| > The compiler has already the concept of scope and variables existing at least in the optimizer. My gut feeling is that while the high-level concepts might share a name I'm not actually sure if they're similar enough for useful transfer? The optimizer is working on a very different representation at a later stage of the compilation process, so I'm a bit skeptical about the level of similarity and/or transferability when you get down to details. I guess a more concrete example might be like comparing type inference with optimizer value range analysis - both will analyze a CFG, but beyond that they're working on different-enough representations that transforming work on the latter to useful work on the former seems unlikely to me (though I'm a nobody, so take that with an appropriate grain of salt). For example, consider work on improved lifetime analysis in Clang [0], which seems to be discussing a from-scratch implementation based on concepts from Polonius and doesn't seem to reference anything from LLVM. And more generally, the fact that neither GCC nor Clang appear to have discussed reusing concepts from their optimizer passes to recreate the borrow checker or borrow checker-like functionality makes it seem more likely to me that there's some fundamental distinction and/or additional considerations that make such a project difficult. > Ownership tracking programs for C have been existing for 20 years Could you give some examples?

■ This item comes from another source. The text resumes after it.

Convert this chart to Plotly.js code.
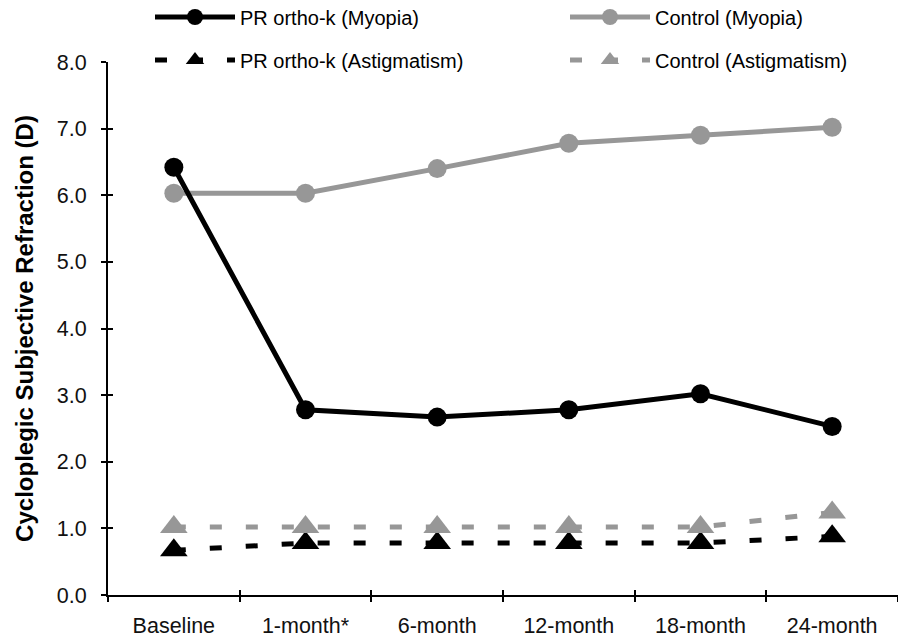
<!DOCTYPE html>
<html>
<head>
<meta charset="utf-8">
<script src="https://cdn.plot.ly/plotly-3.0.1.min.js"></script>
<style>html,body{margin:0;padding:0;background:#fff;}#chart{width:898px;height:640px;}</style>
</head>
<body>
<div id="chart"></div>
<script>
const categories = ["Baseline", "1-month*", "6-month", "12-month", "18-month", "24-month"];
const orthoMyopia = [6.42, 2.78, 2.67, 2.78, 3.02, 2.53];
const controlMyopia = [6.03, 6.03, 6.40, 6.78, 6.90, 7.02];
const orthoAstig = [0.67, 0.78, 0.78, 0.78, 0.78, 0.88];
const controlAstig = [1.02, 1.02, 1.02, 1.02, 1.02, 1.24];
const seriesNames = ["PR ortho-k (Myopia)", "Control (Myopia)", "PR ortho-k (Astigmatism)", "Control (Astigmatism)"];
const yTitle = "Cycloplegic Subjective Refraction (D)";

const BLACK = "#000000", GRAY = "#979797";
const FONT = "Liberation Sans, Arial, sans-serif";

const traces = [
  {x: categories, y: controlMyopia, name: seriesNames[1], mode: "lines+markers", legend: "legend2",
   line: {color: GRAY, width: 5}, marker: {symbol: "circle", size: 19, color: GRAY}},
  {x: categories, y: orthoMyopia, name: seriesNames[0], mode: "lines+markers", legend: "legend",
   line: {color: BLACK, width: 5}, marker: {symbol: "circle", size: 19, color: BLACK}},
  {x: categories, y: orthoAstig, name: seriesNames[2], mode: "lines+markers", legend: "legend3",
   line: {color: BLACK, width: 5, dash: "12px,24px"}, marker: {symbol: "triangle-up", size: 24, color: BLACK}},
  {x: categories, y: controlAstig, name: seriesNames[3], mode: "lines+markers", legend: "legend4",
   line: {color: GRAY, width: 5, dash: "12px,24px"}, marker: {symbol: "triangle-up", size: 24, color: GRAY}},
  {x: [], y: [], xaxis: "x2", yaxis: "y2", showlegend: false, hoverinfo: "skip", mode: "lines"}
];

function leg(xpx, ypx) {
  return {xref: "container", yref: "container", x: xpx / 898, y: 1 - ypx / 640,
    xanchor: "left", yanchor: "middle", orientation: "h", itemwidth: 80,
    font: {family: FONT, size: 20, color: "#000"}, bgcolor: "rgba(0,0,0,0)", borderwidth: 0,
    tracegroupgap: 0, itemclick: false, itemdoubleclick: false};
}

const layout = {
  width: 898, height: 640,
  margin: {l: 108, r: 0, t: 62, b: 45, pad: 0, autoexpand: false},
  paper_bgcolor: "#fff", plot_bgcolor: "#fff",
  font: {family: FONT, size: 20, color: "#000"},
  xaxis: {type: "category", range: [-0.5, 5.5], showgrid: false, zeroline: false,
    showline: true, linecolor: "#000", linewidth: 2, ticks: "outside", ticklen: 5, tickwidth: 2,
    tickcolor: "#000", tickson: "boundaries", ticklabelstandoff: 10,
    tickfont: {family: FONT, size: 21.5, color: "#111"}},
  yaxis: {range: [0, 8], dtick: 1, tickformat: ".1f", showgrid: false, zeroline: false,
    showline: true, linecolor: "#000", linewidth: 2, ticks: "outside", ticklen: 5, tickwidth: 2,
    tickcolor: "#000", ticklabelstandoff: 10,
    tickfont: {family: FONT, size: 21.5, color: "#111"},
    title: {text: yTitle, font: {family: FONT, size: 24, weight: "bold", color: "#000"}, standoff: 16}},
  xaxis2: {overlaying: "x", anchor: "y", range: [-0.5, 5.5], tickvals: [-0.5, 0.5, 1.5, 2.5, 3.5, 4.5, 5.5],
    ticks: "inside", ticklen: 5, tickwidth: 2, tickcolor: "#000", showticklabels: false,
    showgrid: false, zeroline: false, showline: false},
  yaxis2: {overlaying: "y", anchor: "x", range: [0, 8], dtick: 1, ticks: "inside", ticklen: 5,
    tickwidth: 2, tickcolor: "#000", showticklabels: false, showgrid: false, zeroline: false, showline: false},
  legend: leg(150, 17),
  legend2: leg(565, 17),
  legend3: leg(150, 60),
  legend4: leg(565, 60),
  showlegend: true
};

Plotly.newPlot("chart", traces, layout, {displayModeBar: false, staticPlot: true});
</script>
</body>
</html>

Not sure I've heard of anything that would fill the same niche as the borrow checker. > so it can't be too hard to integrate it in the compiler, once it has been implemented for one language. Sorry, I'm getting a bit confused here. When you say "integrate it in the compiler", by "it" do you mean the above mentioned "ownership tracking programs for C", or do you mean features implemented in the GCC Rust frontend? In any case, as far as the borrow checker goes gccrs is currently planning on reusing rustc's borrowck implementation so that's going to be a bit of a hurdle to integrating similar functionality into other frontends. I don't know whether they plan on eventually writing an independent borrow checking implementation. Not sure if you had other features in mind, either. [0]: https://discourse.llvm.org/t/rfc-intra-procedural-lifetime-a... |
You're probably right, I was saying it just can be transferred, with a large "just".
> the fact that neither GCC nor Clang appear to have discussed reusing concepts from their optimizer passes to recreate the borrow checker or borrow checker-like functionality
There is however a commitment from GCC, that every UB the compiler exploits must be reported by -fanalyzer, otherwise it's a compiler bug.
> Ownership tracking programs for C
I think Frama-C is a modern program: https://frama-c.com/.
Where I got to know the concept is SPlint: http://splint.org/ Last I checked the development stopped in 2010 and the implementation shipped in Debian was buggy, but there seams to be newer development on Github. The initial commit is from 2000-06-13.
I've given up on using it due to bugs, but I do use the annotation to specify, among other things, ownership semantics in C.
Any C API already documents ownership semantics, otherwise its underspecified and can't be used. It's just specified in prose instead of code. The semantics are however more often more complicated then a simple owning pointer. A common thing is for example, that whether ownership was transferred depends on the return value of the called function.
There are C APIs out there without the necessary documentation, but you can't actually use them, without either introducing leaks, use-after-free bugs or reading the source code.
> Sorry, I'm getting a bit confused here. When you say "integrate it in the compiler", by "it" do you mean the above mentioned "ownership tracking programs for C", or do you mean features implemented in the GCC Rust frontend?
"it" means ownership tracking implementation intended for Rust in the frontend.